Per disperdere le acque piovane, per trattenerle nei terreni vicinali (serve per mitigare le temperature urbane), per impedire le erosioni dei terreni a valle, per conservare e riutilizzare la risorsa preziosa.
Ma certamente serve piantare non alberi ma boschi, non puntualmente ma diffusamente, non cespugli ma arbusti, caduchi e sempre verdi, autoctoni e non esotici. Serve ripensare alla natura come un materiale da costruzione, come uno strumento di lavoro per ritrovare nuove ecologie, etiche e sostenibili. Una teologia urbana, una modalità filosofica che punta sul pragmatismo ecologico. Non basta andare a messa ed essere devoti dei santi, serve un’azione decisa e consapevole, diffusa, dalla scuola alle chiese, dalle associazioni alle istituzioni, dalla politica all’imprenditoria.

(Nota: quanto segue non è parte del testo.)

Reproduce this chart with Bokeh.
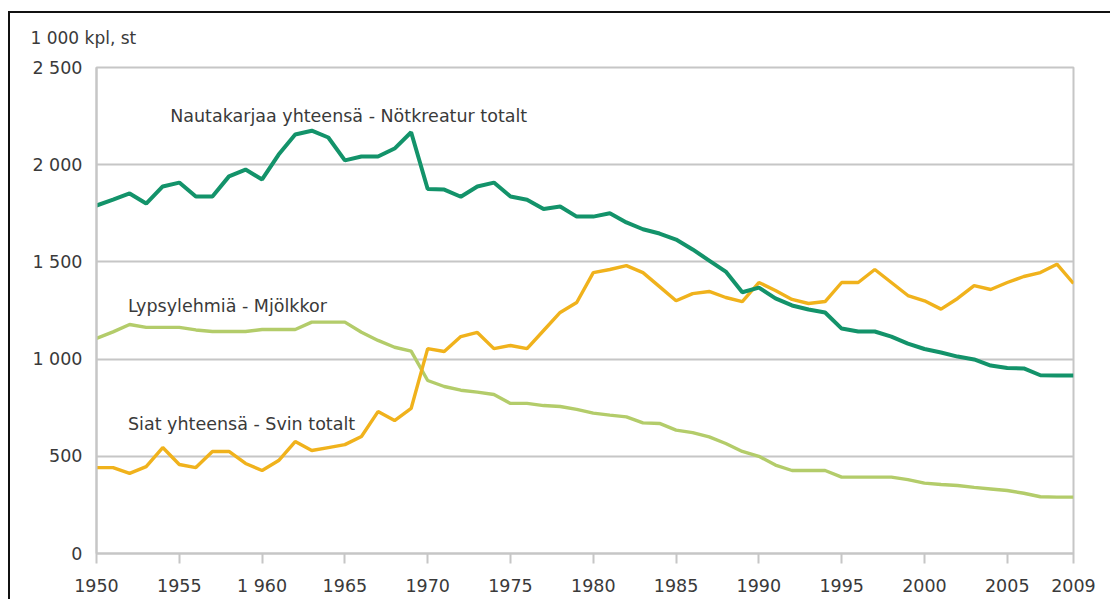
from bokeh.plotting import figure
from bokeh.models import FixedTicker, Label, Title
from bokeh.embed import file_html
from bokeh.resources import INLINE

years = list(range(1950, 2010))

cattle = [1790, 1820, 1852, 1800, 1888, 1908, 1836, 1836, 1940, 1975,
          1924, 2052, 2155, 2175, 2140, 2022, 2042, 2042, 2083, 2167,
          1875, 1872, 1835, 1888, 1908, 1836, 1820, 1772, 1785, 1733,
          1733, 1750, 1703, 1668, 1646, 1615, 1564, 1507, 1450, 1344,
          1368, 1312, 1276, 1255, 1240, 1157, 1142, 1142, 1116, 1080,
          1052, 1034, 1013, 998, 967, 954, 952, 917, 915, 915]

cows = [1106, 1140, 1178, 1163, 1163, 1163, 1150, 1142, 1142, 1142,
        1152, 1152, 1152, 1190, 1190, 1190, 1138, 1096, 1061, 1041,
        890, 859, 840, 830, 818, 772, 772, 761, 756, 741,
        722, 712, 703, 672, 669, 635, 622, 600, 566, 525,
        500, 455, 427, 427, 427, 393, 393, 393, 393, 380,
        362, 355, 350, 340, 332, 324, 310, 292, 290, 290]

pigs = [442, 442, 412, 447, 545, 458, 442, 525, 525, 463,
        427, 478, 576, 530, 545, 560, 602, 730, 684, 746,
        1054, 1039, 1116, 1137, 1054, 1070, 1054, 1147, 1240, 1291,
        1445, 1461, 1481, 1445, 1373, 1300, 1337, 1348, 1317, 1296,
        1394, 1353, 1307, 1286, 1296, 1394, 1394, 1461, 1394, 1327,
        1300, 1257, 1312, 1378, 1358, 1394, 1425, 1445, 1488, 1389]

x_ticks = [1950, 1955, 1960, 1965, 1970, 1975, 1980, 1985, 1990, 1995, 2000, 2005, 2009]
x_tick_labels = {1960: "1 960"}
y_ticks = [0, 500, 1000, 1500, 2000, 2500]
y_tick_labels = {0: "0", 500: "500", 1000: "1 000", 1500: "1 500", 2000: "2 000", 2500: "2 500"}

unit_label = "1 000 kpl, st"
series_labels = ["Nautakarjaa yhteensä - Nötkreatur totalt",
                 "Lypsylehmiä - Mjölkkor",
                 "Siat yhteensä - Svin totalt"]

FONT = "DejaVu Sans"
TXT = "#3a3a3a"
GRID = "#c6c6c6"

p = figure(width=1110, height=599, output_backend="svg", toolbar_location=None,
           x_range=(1950, 2009), y_range=(0, 2500),
           min_border_left=96, min_border_right=37, min_border_top=67, min_border_bottom=46)
p.border_fill_color = None
p.background_fill_color = "white"
p.styles = {
    "background": "linear-gradient(#111, #111) 8px 11px / 100% 2px no-repeat, "
                  "linear-gradient(#111, #111) 8px 11px / 2px 100% no-repeat, white",
}

t = Title(text=unit_label, align="left", offset=-66, text_font=FONT,
          text_font_size="17px", text_font_style="normal", text_color=TXT,
          standoff=40)
p.add_layout(t, "above")

p.outline_line_color = GRID
p.outline_line_width = 2
p.xgrid.grid_line_color = None
p.ygrid.grid_line_color = GRID
p.ygrid.grid_line_width = 2

p.xaxis.ticker = FixedTicker(ticks=x_ticks)
p.xaxis.major_label_overrides = x_tick_labels
p.xaxis.minor_tick_line_color = None
p.xaxis.major_tick_in = 0
p.xaxis.major_tick_out = 10
p.xaxis.major_label_standoff = 12
p.yaxis.ticker = FixedTicker(ticks=y_ticks)
p.yaxis.major_label_overrides = y_tick_labels
p.yaxis.minor_tick_line_color = None
p.yaxis.major_tick_in = 0
p.yaxis.major_tick_out = 0
p.yaxis.major_label_standoff = 14
for ax in (p.xaxis, p.yaxis):
    ax.axis_line_color = GRID
    ax.axis_line_width = 2
    ax.major_tick_line_color = GRID
    ax.major_tick_line_width = 2
    ax.major_label_text_font = FONT
    ax.major_label_text_font_size = "17.5px"
    ax.major_label_text_color = TXT

p.line(years, cows, line_color="#b3cc6a", line_width=3.4)
p.line(years, pigs, line_color="#f0b21c", line_width=3.4)
p.line(years, cattle, line_color="#13936a", line_width=4)

def lab(x, y, t, size="17.5px"):
    p.add_layout(Label(x=x, y=y, text=t, text_font=FONT, text_font_size=size,
                       text_color=TXT, text_baseline="middle", text_align="left"))

lab(1954.45, 2248, series_labels[0])
lab(1951.9, 1271, series_labels[1])
lab(1951.9, 664, series_labels[2])

open("out.html", "w").write(file_html(p, INLINE))
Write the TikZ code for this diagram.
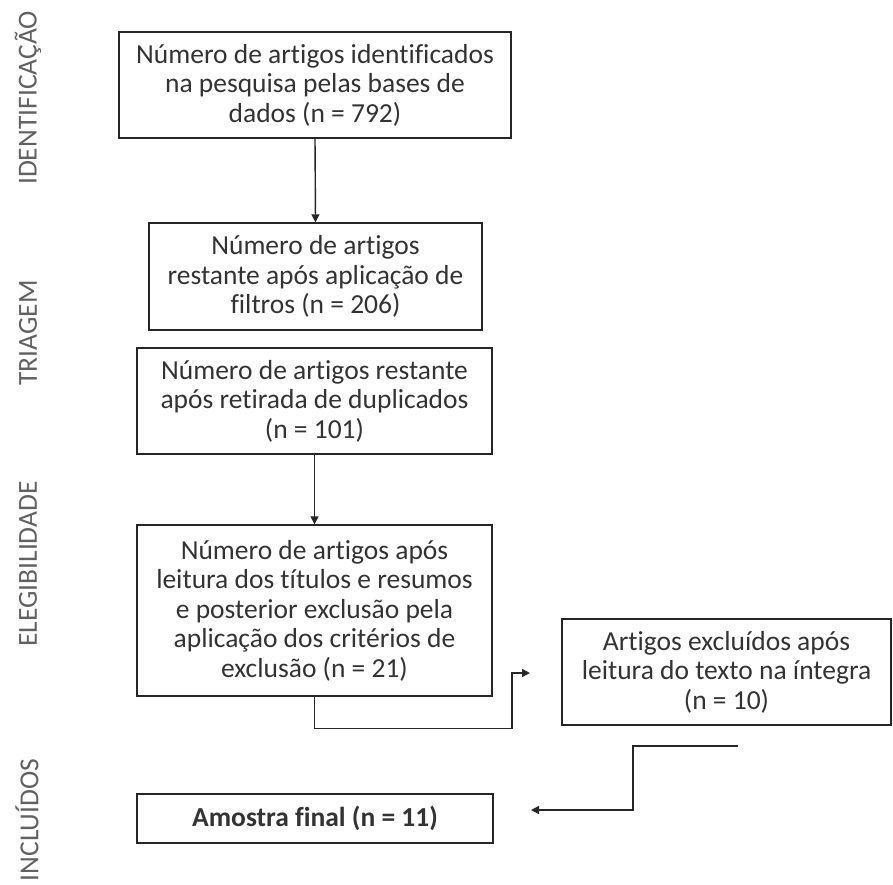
\documentclass[tikz,border=0pt]{standalone}
\usepackage{fontspec}
\setmainfont{Carlito}[Ligatures=NoCommon]
\usetikzlibrary{arrows.meta}

\tikzset{
  caixa/.style={draw=black!85, line width=1.4pt, align=center, inner sep=0pt,
    text=black!80, font=\fontsize{27.5}{29.5}\selectfont},
  fase/.style={rotate=90, text=black!62, font=\fontsize{27.5}{29}\selectfont},
  seta/.style={draw=black!85, line width=1.4pt, -{Triangle[length=8pt,width=8pt]}}
}

\begin{document}
\begin{tikzpicture}[x=1pt,y=-1pt]
        % Moldura
        \clip (0,0) rectangle (893,884);

        % Rótulos das fases
        \node[fase] (identificacao) at (28,98) {IDENTIFICAÇÃO};
        \node[fase] (triagem) at (28,333) {TRIAGEM};
        \node[fase] (elegibilidade) at (28,564) {ELEGIBILIDADE};
        \node[fase] (incluidos) at (27,820) {INCLUÍDOS};

        % Caixas
        \node[caixa, minimum width=392pt, minimum height=106pt] (bases) at (315,85)
            {Número de artigos identificados\\na pesquisa pelas bases de\\dados (n = 792)};
        \node[caixa, minimum width=333pt, minimum height=107pt] (filtros) at (315.5,276.5)
            {Número de artigos\\restante após aplicação de\\filtros (n = 206)};
        \node[caixa, minimum width=355pt, minimum height=106pt] (duplicados) at (314.5,401)
            {Número de artigos restante\\após retirada de duplicados\\(n = 101)};
        \node[caixa, minimum width=355pt, minimum height=171pt] (leitura) at (314.5,610.5)
            {Número de artigos após\\leitura dos títulos e resumos\\e posterior exclusão pela\\aplicação dos critérios de\\exclusão (n = 21)};
        \node[caixa, minimum width=329pt, minimum height=106pt] (excluidos) at (726.5,672)
            {Artigos excluídos após\\leitura do texto na íntegra\\(n = 10)};
        \node[caixa, minimum width=356pt, minimum height=49pt] (amostra) at (315,818.5)
            {\bfseries Amostra final (n = 11)};

        % Pontos soltos dos conectores
        \coordinate (desvio) at (512,673);
        \coordinate (pontaA) at (530,673);
        \coordinate (inicioB) at (738,746);
        \coordinate (pontaB) at (531,810);

        % Setas
        \draw[seta] (bases.south) -- (filtros.north);
        \draw[seta] (duplicados.south) -- (leitura.north);
        \draw[seta] (leitura.south) -- ++(0,32) -| (desvio) -- (pontaA);
        \draw[seta] (inicioB) -- (633,746) |- (pontaB);
\end{tikzpicture}
\end{document}
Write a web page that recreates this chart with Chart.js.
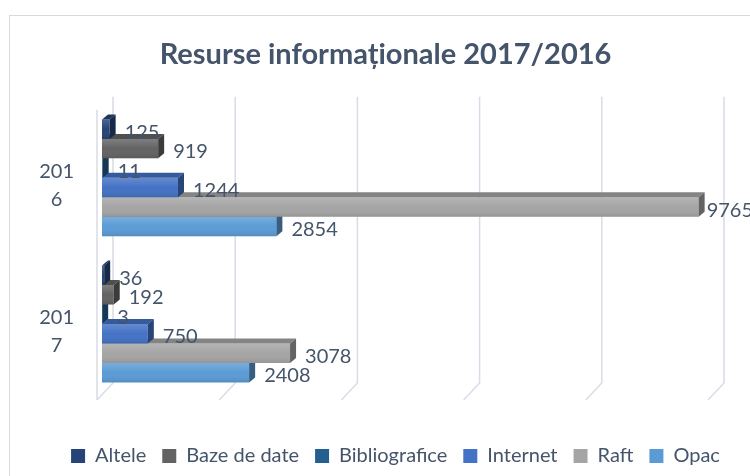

Mentre si discute di tutto questo nel mondo e anche vicino casa nostra, spariscono i tombini dalle strade, si tagliano gli alberi, si impedisce alle acque di trovare la loro strada naturale a valle (costruendo barriere urbane e stradali), si interrano i compluvi naturali e si chiudono sorgenti e fontane. Nemmeno i “Paraboliani” dei primi secoli dopo Cristo hanno fatto tanto; questa guerra alla natura è ingiustificata e da San Francesco a Papa Francesco mi pare che non ci siano più dubbi su cosa fare. Mentre qualcuno “smanetta”, la natura si riprende quanto dovuto con gli interessi. Siamo in piena emergenza e non possiamo più aspettare. In tutto il territorio nazionale, comprese le città stato. Domani – 22 maggio – festeggiamo la giornata mondiale della biodiversità, per ricordare ma anche per cominciare a fare.